Source excerpt –

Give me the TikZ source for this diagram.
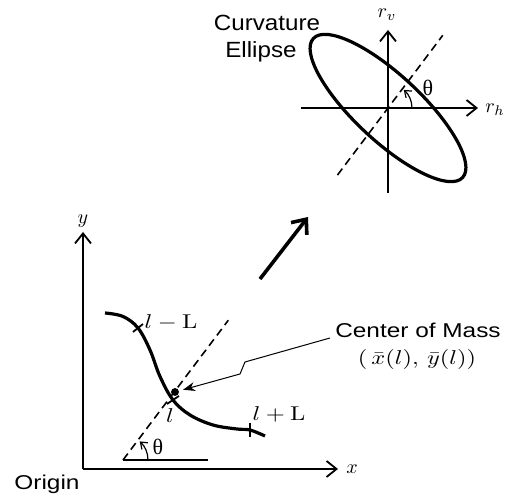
\documentclass[tikz,border=0pt]{standalone}
\usepackage{amsmath}
\usepackage{graphicx}
\usepackage{fontspec}
\newfontfamily\labelfont{Liberation Sans}
\newfontfamily\greekfont{Liberation Serif}
\usetikzlibrary{arrows.meta, positioning, calc}

\newcommand{\wtext}[1]{\scalebox{1.22}[1]{#1}}

\begin{document}
\begin{tikzpicture}[x=0.5pt, y=0.5pt,
    axis/.style={line width=0.9pt, -{Straight Barb[length=5pt, width=8pt]}},
    guide/.style={line width=0.8pt, dash pattern=on 4pt off 2.5pt},
    thick line/.style={line width=1.6pt},
    angle/.style={line width=0.6pt, -{Straight Barb[length=3pt, width=4.5pt]}},
    tickmark/.style={line width=0.9pt},
    pointer/.style={line width=0.5pt, -{Stealth[length=6pt, width=4.5pt]}, shorten >=2pt},
    dot/.style={circle, fill, inner sep=1.4pt},
    sans/.style={font=\labelfont, inner sep=0pt, anchor=base},
    greek/.style={font=\greekfont\fontsize{11}{13}\selectfont}]
    \useasboundingbox (0,0) rectangle (511,-497);

    \coordinate (E) at (388,-108);
    \draw[axis] (301,-108) -- (478,-108);
    \draw[axis] (388,-193) -- (388,-30);
    \node (rh) at (495,-110) {$r_h$};
    \node (rv) at (387,-15) {$r_v$};
    \draw[guide] ($(E)+(233:84)$) -- ($(E)+(53:91)$);
    \draw[thick line] (E) ellipse [x radius=102, y radius=33, rotate=-43];
    \draw[angle] ($(E)+(24,0)$) arc [start angle=0, end angle=49, radius=24];
    \node[greek] (thetaE) at (428,-88) {θ};
    \node[sans, font=\labelfont\fontsize{11}{13}\selectfont] (curv) at (267,-31) {\scalebox{1.1}[1]{Curvature}};
    \node[sans, font=\labelfont\fontsize{11}{13}\selectfont] (ell) at (261,-58) {\scalebox{1.1}[1]{Ellipse}};

    \draw[line width=1.8pt, -{Straight Barb[length=6pt, width=10pt]}] (260,-279) -- (308,-217);

    \coordinate (O) at (83,-469);
    \draw[axis] (O) -- (83,-232);
    \draw[axis] (O) -- (338,-469);
    \node (ylab) at (83,-221) {$y$};
    \node (xlab) at (352,-469) {$x$};
    \node[sans] (origin) at (47,-490) {\wtext{Origin}};

    \coordinate (P) at (123,-460);
    \draw[line width=0.7pt] (P) -- (208,-460);
    \draw[guide] (P) -- ++(53:175);
    \draw[angle] ($(P)+(25,0)$) arc [start angle=0, end angle=48, radius=25];
    \node[greek] (thetaP) at (158,-447) {θ};

    \draw[thick line] plot[smooth, tension=0.6] coordinates {(105,-313) (123,-316.5) (138,-328) (150,-350)
        (160,-376.5) (173,-400) (190,-415) (213,-425) (237,-429) (250,-430) (265,-436)};
    \draw[tickmark] (133,-332) -- (143,-324);
    \draw[tickmark] (167,-404) -- (179,-396);
    \draw[tickmark] (250,-423) -- (250,-437);
    \node[inner sep=0pt, anchor=base] (lminus) at (171,-329) {\wtext{$l-\mathrm{L}$}};
    \node (lmid) at (170,-416) {\wtext{$l$}};
    \node[inner sep=0pt, anchor=base] (lplus) at (279,-421) {\wtext{$l+\mathrm{L}$}};

    \node[dot] (cm) at (175,-392) {};
    \node[sans] (cmname) at (418,-338) {\wtext{Center of Mass}};
    \node[inner sep=0pt] (cmxy) at (417,-360) {\wtext{$(\,\bar{x}(l),\,\bar{y}(l))$}};
    \coordinate (cmtail) at (330,-338);
    \coordinate (zig) at (245,-362);
    \coordinate (zag) at (240,-374);
    \draw[pointer] (cmtail) -- (zig) -- (zag) -- (cm);
\end{tikzpicture}
\end{document}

Exercise –
Transcribe each line above verbatim, with the pictures left out.

Solution –
Give me the TikZ source for this diagram.
\documentclass[tikz,border=0pt]{standalone}
\usepackage{amsmath}
\usepackage{graphicx}
\usepackage{fontspec}
\newfontfamily\labelfont{Liberation Sans}
\newfontfamily\greekfont{Liberation Serif}
\usetikzlibrary{arrows.meta, positioning, calc}

\newcommand{\wtext}[1]{\scalebox{1.22}[1]{#1}}

\begin{document}
\begin{tikzpicture}[x=0.5pt, y=0.5pt,
    axis/.style={line width=0.9pt, -{Straight Barb[length=5pt, width=8pt]}},
    guide/.style={line width=0.8pt, dash pattern=on 4pt off 2.5pt},
    thick line/.style={line width=1.6pt},
    angle/.style={line width=0.6pt, -{Straight Barb[length=3pt, width=4.5pt]}},
    tickmark/.style={line width=0.9pt},
    pointer/.style={line width=0.5pt, -{Stealth[length=6pt, width=4.5pt]}, shorten >=2pt},
    dot/.style={circle, fill, inner sep=1.4pt},
    sans/.style={font=\labelfont, inner sep=0pt, anchor=base},
    greek/.style={font=\greekfont\fontsize{11}{13}\selectfont}]
    \useasboundingbox (0,0) rectangle (511,-497);

    \coordinate (E) at (388,-108);
    \draw[axis] (301,-108) -- (478,-108);
    \draw[axis] (388,-193) -- (388,-30);
    \node (rh) at (495,-110) {$r_h$};
    \node (rv) at (387,-15) {$r_v$};
    \draw[guide] ($(E)+(233:84)$) -- ($(E)+(53:91)$);
    \draw[thick line] (E) ellipse [x radius=102, y radius=33, rotate=-43];
    \draw[angle] ($(E)+(24,0)$) arc [start angle=0, end angle=49, radius=24];
    \node[greek] (thetaE) at (428,-88) {θ};
    \node[sans, font=\labelfont\fontsize{11}{13}\selectfont] (curv) at (267,-31) {\scalebox{1.1}[1]{Curvature}};
    \node[sans, font=\labelfont\fontsize{11}{13}\selectfont] (ell) at (261,-58) {\scalebox{1.1}[1]{Ellipse}};

    \draw[line width=1.8pt, -{Straight Barb[length=6pt, width=10pt]}] (260,-279) -- (308,-217);

    \coordinate (O) at (83,-469);
    \draw[axis] (O) -- (83,-232);
    \draw[axis] (O) -- (338,-469);
    \node (ylab) at (83,-221) {$y$};
    \node (xlab) at (352,-469) {$x$};
    \node[sans] (origin) at (47,-490) {\wtext{Origin}};

    \coordinate (P) at (123,-460);
    \draw[line width=0.7pt] (P) -- (208,-460);
    \draw[guide] (P) -- ++(53:175);
    \draw[angle] ($(P)+(25,0)$) arc [start angle=0, end angle=48, radius=25];
    \node[greek] (thetaP) at (158,-447) {θ};

    \draw[thick line] plot[smooth, tension=0.6] coordinates {(105,-313) (123,-316.5) (138,-328) (150,-350)
        (160,-376.5) (173,-400) (190,-415) (213,-425) (237,-429) (250,-430) (265,-436)};
    \draw[tickmark] (133,-332) -- (143,-324);
    \draw[tickmark] (167,-404) -- (179,-396);
    \draw[tickmark] (250,-423) -- (250,-437);
    \node[inner sep=0pt, anchor=base] (lminus) at (171,-329) {\wtext{$l-\mathrm{L}$}};
    \node (lmid) at (170,-416) {\wtext{$l$}};
    \node[inner sep=0pt, anchor=base] (lplus) at (279,-421) {\wtext{$l+\mathrm{L}$}};

    \node[dot] (cm) at (175,-392) {};
    \node[sans] (cmname) at (418,-338) {\wtext{Center of Mass}};
    \node[inner sep=0pt] (cmxy) at (417,-360) {\wtext{$(\,\bar{x}(l),\,\bar{y}(l))$}};
    \coordinate (cmtail) at (330,-338);
    \coordinate (zig) at (245,-362);
    \coordinate (zag) at (240,-374);
    \draw[pointer] (cmtail) -- (zig) -- (zag) -- (cm);
\end{tikzpicture}
\end{document}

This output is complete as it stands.